In my past experience, if a stock were to be over the cut loss level into the painful category, I will let it drop until it reaches its bottom,start turning up and I will buy at that time. It is likely I will be able to recover he cost. I called it second chance strategy.

However, having saying all that, I am moving towards 'cut first, buy back later' approach now, as waiting for a second chance can be long and elusive!

Moolah said...

limko: Did you follow Hai-O?

Say one ... was attracted to Hao cos of the high growth story... and more so ... it was darling stock in 2009....

Now... consider this one... was prudent... this one did not kejar sama ni kuda... and imagine one was very patient... waited and waited.... and then in June 2010, Hai-O warns about the challenging year... but then ... one looked at the stock price... and ... err... starts counting...

you see... err... April... about 4.60+.... now... July... 3.50 only woh....

3.50 and 4.60... lot's of pullback already mah... lot's of discount...

so... one buys... at 3.50.

one reasoning?... err... the warning already priced in....
surely... cannot be too wrong mah.

was that a valid reasoning? Maybe? Maybe not?

And then... Hai-O continues to drop.

And drop.

Now... imagine... if one... uses what he reads in the book....dun worry... long term investing ma .. dun be scared ...just do it.... drop more buy more!

Ahem...

look at Hai-O today.

Would average down strategy work?

Or how about cut first, reconsider later?

How?

snowball said...

@Moolah,

Haha...at that time, I am still too young to be in the market lol..that's why I say that I am a beginner investor in my profile.

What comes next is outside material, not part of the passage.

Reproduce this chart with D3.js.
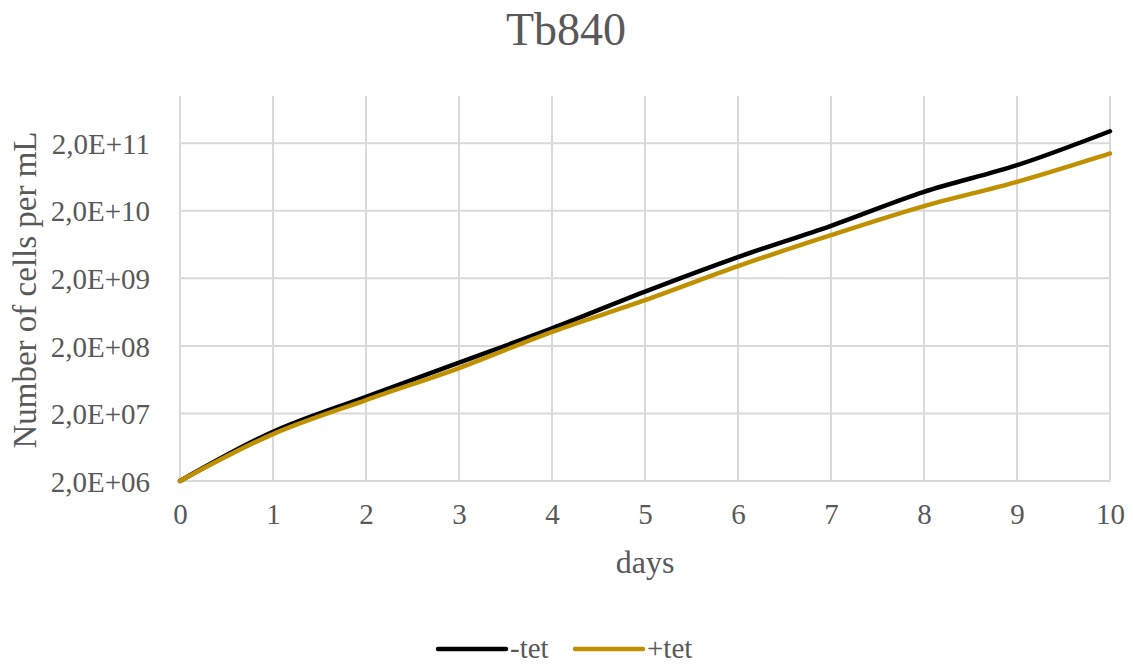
<!DOCTYPE html>
<html><head><meta charset="utf-8">
<script src="https://cdn.jsdelivr.net/npm/d3@7"></script>
<style>
body{margin:0;background:#fff;}
svg text{font-family:"Liberation Serif","Times New Roman",serif;fill:#595959;}
</style></head>
<body><svg id="c" width="1133" height="664"></svg>
<script>
const days = [0,1,2,3,4,5,6,7,8,9,10];
const minusTet = [2e6,1.07e7,3.53e7,1.13e8,3.63e8,1.27e9,4.12e9,1.2e10,3.81e10,9.46e10,3.01e11];
const plusTet = [2e6,9.9e6,3.16e7,9.4e7,3.23e8,9.5e8,3.03e9,8.7e9,2.34e10,5.36e10,1.41e11];
const yTicks = [2e6,2e7,2e8,2e9,2e10,2e11];
const yTickLabels = ["2,0E+06","2,0E+07","2,0E+08","2,0E+09","2,0E+10","2,0E+11"];
const seriesNames = ["-tet","+tet"];
const seriesColors = ["#000000","#BF9000"];

const svg = d3.select("#c");
const x = d3.scaleLinear().domain([0,10]).range([180,1110]);
const y = d3.scaleLog().domain([2e6,1e12]).range([481,96]);

// gridlines
svg.append("g").selectAll("line").data(yTicks).join("line")
  .attr("x1",180).attr("x2",1110).attr("y1",d=>y(d)).attr("y2",d=>y(d))
  .attr("stroke","#d9d9d9").attr("stroke-width",2);
svg.append("g").selectAll("line").data(days).join("line")
  .attr("x1",d=>x(d)).attr("x2",d=>x(d)).attr("y1",96).attr("y2",481)
  .attr("stroke","#d9d9d9").attr("stroke-width",2);

// axes
const yAxis = d3.axisLeft(y).tickValues(yTicks).tickFormat((d,i)=>yTickLabels[i]).tickSize(0).tickPadding(30);
svg.append("g").attr("transform","translate(180,0)").call(yAxis)
  .call(g=>g.select(".domain").remove())
  .selectAll("text").attr("font-size",29).attr("dy","0.35em").style("font-family","Liberation Serif");
const xAxis = d3.axisBottom(x).tickValues(days).tickFormat(d3.format("d")).tickSize(0).tickPadding(22);
svg.append("g").attr("transform","translate(0,481)").call(xAxis)
  .call(g=>g.select(".domain").remove())
  .selectAll("text").attr("font-size",29).style("font-family","Liberation Serif");

// lines
const line = d3.line().x((d,i)=>x(days[i])).y(d=>y(d)).curve(d3.curveCatmullRom.alpha(0.5));
[minusTet, plusTet].forEach((s,k)=>{
  svg.append("path").datum(s).attr("d",line).attr("fill","none")
    .attr("stroke",seriesColors[k]).attr("stroke-width",4.5).attr("stroke-linecap","round");
});
// title
svg.append("text").attr("x",566).attr("y",45).attr("text-anchor","middle").attr("font-size",46).text("Tb840");
svg.append("text").attr("x",645).attr("y",573).attr("text-anchor","middle").attr("font-size",32).text("days");
svg.append("text").attr("transform","translate(36,290) rotate(-90)").attr("text-anchor","middle").attr("font-size",33).text("Number of cells per mL");

// legend
const lx = [438,575];
seriesNames.forEach((n,k)=>{
  svg.append("line").attr("x1",lx[k]).attr("x2",lx[k]+68).attr("y1",649).attr("y2",649)
    .attr("stroke",seriesColors[k]).attr("stroke-width",4.5).attr("stroke-linecap","round");
  svg.append("text").attr("x",lx[k]+72).attr("y",658).attr("font-size",29).text(n);
});
</script></body></html>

But I get your point though, historical prices means nothing. When price goes down, need to ask whether you have make a mistake. Whether there are things that you do not know. Don't anyhow average down. :-)

limko said...

Yes, Moo, you are right! that's why I say 'I am moving towards 'cut first, buy back later' approach now, as waiting for a second chance can be long and elusive!'

I learned my lessons, and this is a good reminder. Thanks!